6 in 10 homeowners don't plan on moving out of their house. Ever.
Andi Compton could use a bit more space.
Compton, 31, and her husband own a three-bedroom home in San Diego that will soon accommodate a seventh member of the family. They can’t afford a new home, which Compton estimates would cost at least $750,000 in pricey Southern California, and they aren’t yet ready to add another bedroom.
They also don’t want to give up what they have.
“We love our neighborhood and commute to our children’s school, and the fact that we can have this house paid off when we’re in our early 40s is a huge motivator to just stay put, make it work, and possibly try to renovate to four bedrooms if we can afford it,” says Compton, a stay-at-home mom.

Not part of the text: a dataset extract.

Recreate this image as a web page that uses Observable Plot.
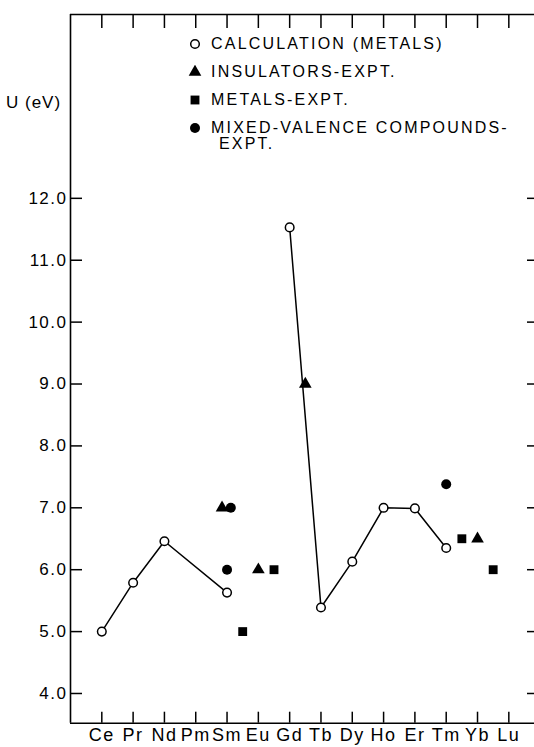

Compton isn’t alone. A new survey by Bankrate finds that 62 percent of homeowners don’t plan on moving at all, while just 30 percent expect to leave in the next decade.
Homeowners were almost twice as likely to remodel than move into a new home: 35 percent said they are more likely to remodel, upgrade or add to their current home in the next five years, while just 19 percent said they are planning to move to a new home in the same time frame.
While the economy continues to grow in the aftermath of the Great Recession, and various employment metrics look positive, the lack of available homes has pushed real estate higher. That has left families with more valuable properties, but limited options to trade up.
“One of the unintended consequences of staying put in their homes is the reduced supply of homes being put on the market,” says Mark Hamrick, Bankrate senior economic analyst. “This is one of the underpinnings of rising home prices, which have outpaced growth in wages by a substantial margin.”